Ingenuamente mi verrebbe da rispondere che a me piace stare nel mondo e che per me il mondo è arte, che desidero affondare nelle sabbie mobili dell’umanità, toccarne i meandri, abitarne gli incavi, sostare il più a lungo possibile nella conoscenza dei sentimenti, delle miniature, delle grandiosità, scivolare e non riemergere più, sotterrarmi negli altri fino a scomparire. Direi che per me è questo ed è imprescindibile.
Eppure non è necessario, non mi rende migliore. O forse sì?

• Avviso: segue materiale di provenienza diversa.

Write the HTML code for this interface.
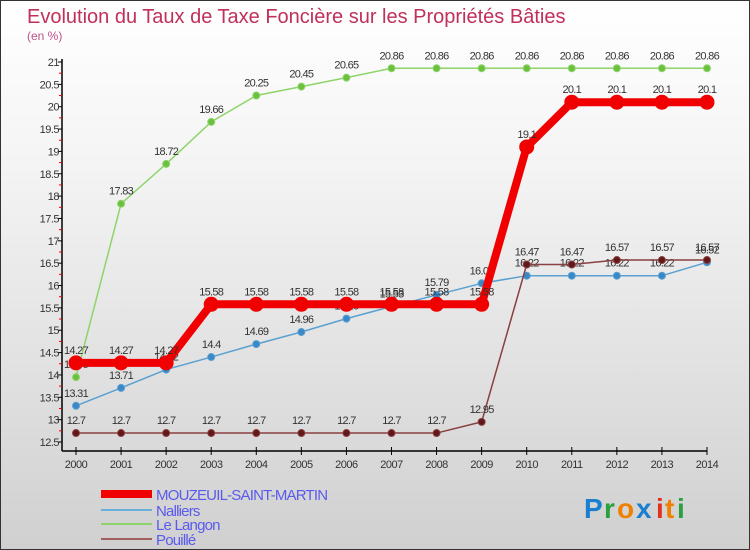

Come mai pensiamo che la cultura ci salverà? Quale cultura? Rispetto a quali canoni? Chi detta oggi quei canoni? Cosa credete sia necessario oggi per sentirvi parte attiva e coscienziosa? L’arte rappresenta un tassello di tutto questo o è solo uno spauracchio velleitario di grandezza riflessa?
L’arte non è semplicemente un linguaggio umano? Bazzicare l’arte, in qualsiasi forma, non è banalmente bazzicare noi stessi e gli altri? Giudicare un’altra persona sulla base di liste di cose viste/fatte/sentite non è elitario? Lo facciamo tutti però, anche quelli che dicono di non farlo.
Perché lo facciamo?
Vi prego rispondetemi.
Vi abbraccio.
A presto.
uh, quante domande! troppe?
chissà
aggiungo un paio di non risposte
chi non ha mai letto, che so, Dante o Goethe, ha qualcosa di meno, vive meno felice?
nessuno di noi lo pensa davvero
ma continuiamo a leggere, a volte anche a scrivere
comincio a pensare che quel che sentiamo come decisivo
ancora più che i libri
sono le storie, e le parole
(già che sono fatti di quello
ma c'è qualcosa di altro, di oltre)
poi ci sono quelli bravi a raccontare storie, usando le parole che ci attraggono
li chiamiamo scrittori, poeti
la terza cosa è proprio quella
l'attrazione
c'è qualcosa che ci attira
che ci fa avvicinare
che ci fa prossimi
a quelle storie, a quelle parole
è forse solo un gioco
un passatempo
ma non ci sono molti modi migliori di passarlo
questo tempo
Dipende dalle intenzioni di chi scrive e di chi legge.